━━━ Material for this task ━━━
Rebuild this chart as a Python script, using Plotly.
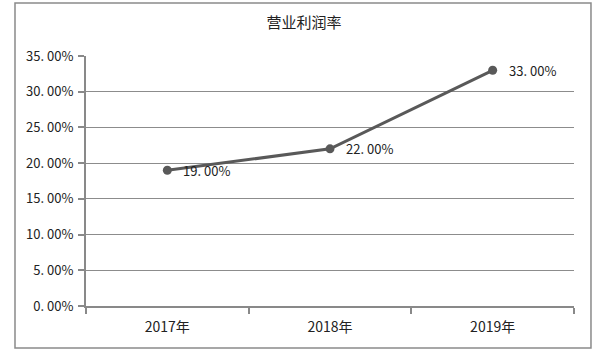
import plotly.graph_objects as go

categories = ["2017年", "2018年", "2019年"]
values = [19.0, 22.0, 33.0]
labels = ["19. 00%", "22. 00%", "33. 00%"]
y_tickvals = [0, 5, 10, 15, 20, 25, 30, 35]
y_ticktext = ["0. 00%", "5. 00%", "10. 00%", "15. 00%", "20. 00%", "25. 00%", "30. 00%", "35. 00%"]
title = "营业利润率"

FONT = "Noto Sans CJK SC, Liberation Sans, sans-serif"

fig = go.Figure()
fig.add_trace(go.Scatter(
    x=categories, y=values, mode="lines+markers",
    line=dict(color="#595959", width=3),
    marker=dict(color="#595959", size=9),
    cliponaxis=False,
    showlegend=False,
))

annotations = [
    dict(x=c, y=v, xref="x", yref="y", text=t, showarrow=False,
         xanchor="left", yanchor="middle", xshift=14, yshift=0,
         font=dict(size=13, color="#222222", family=FONT))
    for c, v, t in zip(categories, values, labels)
]

fig.update_layout(
    width=608, height=352,
    margin=dict(l=86, r=34, t=56, b=46),
    paper_bgcolor="white", plot_bgcolor="white",
    title=dict(text=title, x=0.5, xanchor="center", y=0.935, yanchor="middle",
               font=dict(size=15, color="#222222", family=FONT)),
    font=dict(family=FONT, size=13, color="#222222"),
    xaxis=dict(type="category", tickson="boundaries", ticks="outside", ticklen=6,
               tickcolor="#898989", tickwidth=1.5, showline=True, linecolor="#898989", linewidth=1.5,
               showgrid=False, tickfont=dict(size=14, color="#222222"),
               ticklabelstandoff=7, range=[-0.5, 2.5]),
    yaxis=dict(range=[0, 35], tickvals=y_tickvals, ticktext=y_ticktext,
               ticks="outside", ticklen=6, tickcolor="#898989", tickwidth=1.5,
               showline=True, linecolor="#898989", linewidth=2,
               showgrid=True, gridcolor="#8c8c8c", gridwidth=1.2,
               zeroline=False, tickfont=dict(size=13, color="#222222"),
               ticklabelstandoff=2),
    annotations=annotations,
    shapes=[dict(type="rect", xref="paper", yref="paper",
                 x0=-0.1455, x1=1.0348, y0=-0.168, y1=1.212,
                 line=dict(color="#8a8a8a", width=1.5), fillcolor="rgba(0,0,0,0)")],
)

fig.write_html("out.html")
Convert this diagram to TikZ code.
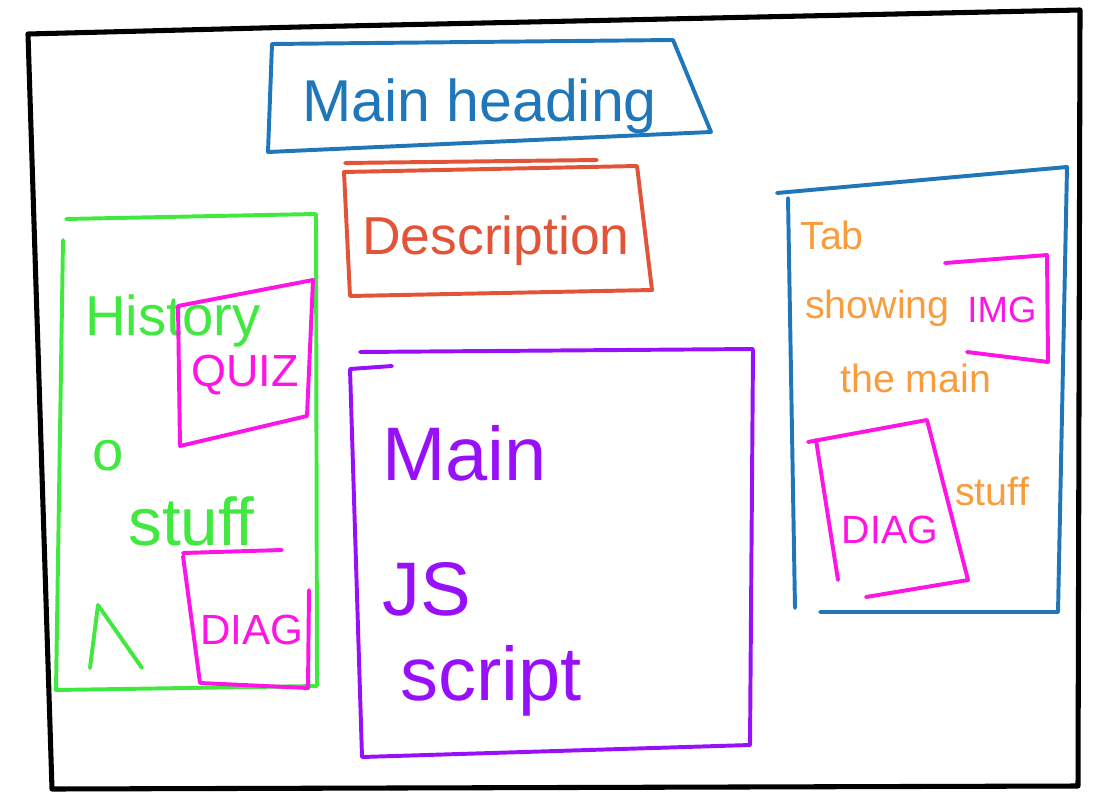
\documentclass[tikz,border=0pt]{standalone}
\usepackage{fontspec}
\setmainfont{Liberation Sans}
\definecolor{hblue}{RGB}{31,119,186}
\definecolor{hred}{RGB}{226,83,56}
\definecolor{hgreen}{RGB}{64,232,64}
\definecolor{hpink}{RGB}{255,20,230}
\definecolor{hpurple}{RGB}{152,16,250}
\definecolor{horange}{RGB}{248,156,60}
\newcommand{\fs}[1]{\fontsize{#1}{#1}\selectfont}
\begin{document}
\begin{tikzpicture}[line cap=round,line join=round,x=0.025cm,y=-0.025cm]
		\tikzset{pen/.style={line width=2.8pt},word/.style={inner sep=0pt,anchor=base west},mid/.style={inner sep=0pt}}
		\useasboundingbox (0,0) rectangle (1096,800);
		\draw[line width=3.6pt] (28,34)--(300,27)--(1080,10)--(1078,786)--(52,789)--cycle;
		% heading and description
		\draw[pen,hblue] (272,44)--(673,40)--(711,132)--(268,152)--cycle;
		\node[word,hblue,font=\fs{42}] (head) at (302,122) {Main heading};
		\draw[pen,hred] (345,163)--(597,160);
		\draw[pen,hred] (344,172)--(637,166)--(652,290)--(350,296)--cycle;
		\node[word,hred,font=\fs{38}] (desc) at (362,255) {Description};
		% left column
		\draw[pen,hgreen] (66,219)--(315,214);
		\draw[pen,hgreen] (63,240)--(56,690)--(317,686)--(316,214);
		\node[word,hgreen,font=\fs{40}] (hist) at (85,335) {History};
		\node[word,hgreen,font=\fs{40}] (o) at (92,470) {o};
		\node[word,hgreen,font=\fs{48}] (stuff) at (128,545) {stuff};
		\draw[pen,hgreen] (90,668)--(98,605)--(142,668);
		\draw[pen,hpink] (178,306)--(313,280)--(307,416)--(180,446)--cycle;
		\node[mid,hpink,font=\fs{32}] (quiz) at (245,375) {QUIZ};
		\draw[pen,hpink] (183,553)--(282,550);
		\draw[pen,hpink] (183,556)--(200,683)--(308,688)--(309,590);
		\node[mid,hpink,font=\fs{30}] (diagl) at (252,630) {DIAG};
		% main script
		\draw[pen,hpurple] (360,352)--(753,349);
		\draw[pen,hpurple] (392,366)--(350,369)--(362,757)--(750,745)--(753,350);
		\node[word,hpurple,font=\fs{54}] (mainjs) at (382,480) {Main};
		\node[word,hpurple,font=\fs{54}] (js) at (382,615) {JS};
		\node[word,hpurple,font=\fs{54}] (script) at (400,700) {script};
		% tab column
		\draw[pen,hblue] (777,193)--(1067,167)--(1058,612)--(820,612);
		\draw[pen,hblue] (788,198)--(795,608);
		\draw[pen,hpink] (945,263)--(1047,255)--(1048,362)--(967,352);
		\node[mid,hpink,font=\fs{26}] (img) at (1002,310) {IMG};
		\draw[pen,hpink] (808,442)--(927,420)--(968,580)--(866,597);
		\draw[pen,hpink] (816,440)--(838,580);
		\node[mid,hpink,font=\fs{28}] (diagr) at (890,530) {DIAG};
		\node[word,horange,font=\fs{28}] (tab) at (800,250) {Tab};
		\node[word,horange,font=\fs{28}] (showing) at (805,318) {showing};
		\node[word,horange,font=\fs{28}] (themain) at (840,392) {the main};
		\node[word,horange,font=\fs{28}] (tabstuff) at (955,505) {stuff};
\end{tikzpicture}
\end{document}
━━━
Short problem.
Make an exact copy of the lines from the top of the material through the line with "CJK SC, Liberation", pictures excluded.

Exercise result.
Rebuild this chart as a Python script, using Plotly.
import plotly.graph_objects as go

categories = ["2017年", "2018年", "2019年"]
values = [19.0, 22.0, 33.0]
labels = ["19. 00%", "22. 00%", "33. 00%"]
y_tickvals = [0, 5, 10, 15, 20, 25, 30, 35]
y_ticktext = ["0. 00%", "5. 00%", "10. 00%", "15. 00%", "20. 00%", "25. 00%", "30. 00%", "35. 00%"]
title = "营业利润率"

FONT = "Noto Sans CJK SC, Liberation Sans, sans-serif"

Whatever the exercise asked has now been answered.